Ela destaca que o conceito de crime ambiental é amplo e envolve desde grandes desmatamentos até falhas consideradas menores, como a retirada de vegetação sem autorização, o descarte inadequado de embalagens agrícolas, ou até a captação de água sem a devida outorga.

“Hoje, existem cerca de 27 mil normas ambientais em vigor no país. É praticamente impossível o produtor cumprir integralmente todas elas. Com essa nova decisão, até quem herda uma terra com passivos ambientais pode ser penalizado com a perda do imóvel”, alerta.

A falta de critérios definidos para a responsabilização é um dos principais pontos que têm gerado angústia no campo. Márcia chama atenção para a ausência de diretrizes claras sobre quem fiscaliza, como se julga e quais parâmetros serão utilizados.

“Se um produtor compra uma área de 100 alqueires e, dez anos atrás, houve uma infração ambiental em apenas um alqueire, toda a propriedade será desapropriada? Ou apenas o trecho afetado? A decisão não especifica. Faltou bom senso. É como se uma pessoa fosse condenada para sempre, mesmo após cumprir pena”, compara.

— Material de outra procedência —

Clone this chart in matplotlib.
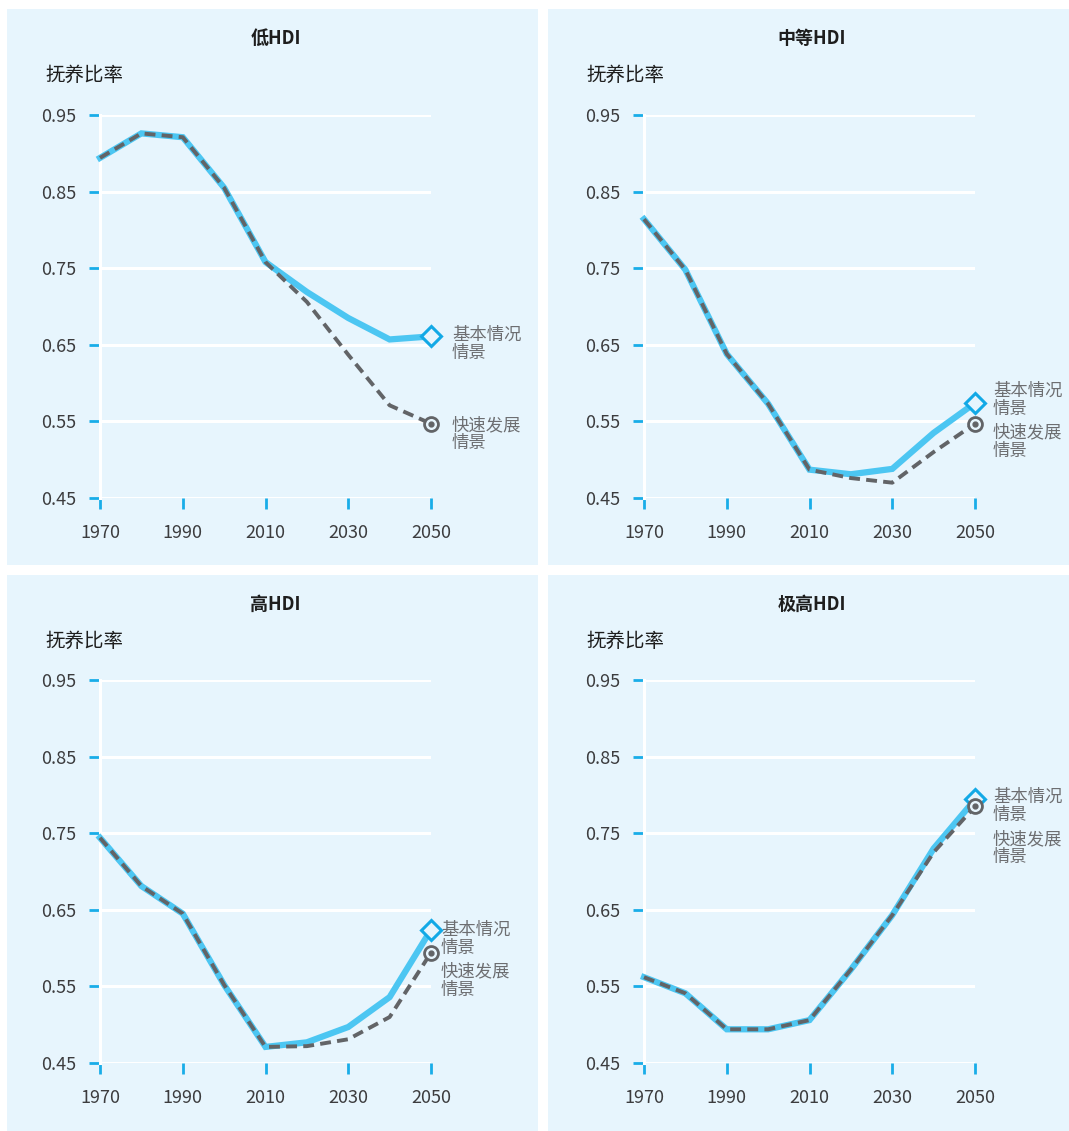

A insegurança jurídica se agrava, segundo ela, pelo vácuo deixado pelo poder público, que não oferece estrutura suficiente para prevenir, investigar ou apoiar o produtor rural.

“Se ocorre um incêndio espontâneo, ou alguém joga uma bituca de cigarro na pastagem, o produtor precisa registrar boletim de ocorrência. Isso pode ajudar a provar que ele não foi o responsável. Mas sabemos que o Estado não tem estrutura para investigar todos os casos. A responsabilidade volta a recair, mais uma vez, sobre quem produz”, afirma.

Márcia também critica o fato de que a decisão não veio acompanhada de ações públicas voltadas à educação ambiental, fornecimento de equipamentos de prevenção ou apoio técnico aos produtores.

“Por que o governo não fornece tratores para construir aceiros, por exemplo? Por que não há uma política nacional para orientar o produtor rural? Está tudo nas costas dele”, reforça.

Diante das incertezas, ela defende que o tema seja debatido com urgência no Congresso Nacional. Para a especialista, é fundamental que os limites e condições dessa decisão sejam estabelecidos em lei, de forma transparente e equilibrada.

“Preservar o meio ambiente é essencial. Mas não se pode promover justiça ambiental atropelando direitos constitucionais e criando um clima de medo no campo. Não permitir a regularização e, ao mesmo tempo, confiscar a terra do produtor não é justiça. É insegurança institucionalizada”, finaliza.

Enquanto isso, associações, sindicatos e produtores individuais acompanham com apreensão os desdobramentos da medida e buscam orientação jurídica diante de um cenário que, para muitos, ainda é nebuloso e preocupante. O equilíbrio entre sustentabilidade e produção, mais uma vez, se vê desafiado por interpretações que mexem com a base fundiária do país.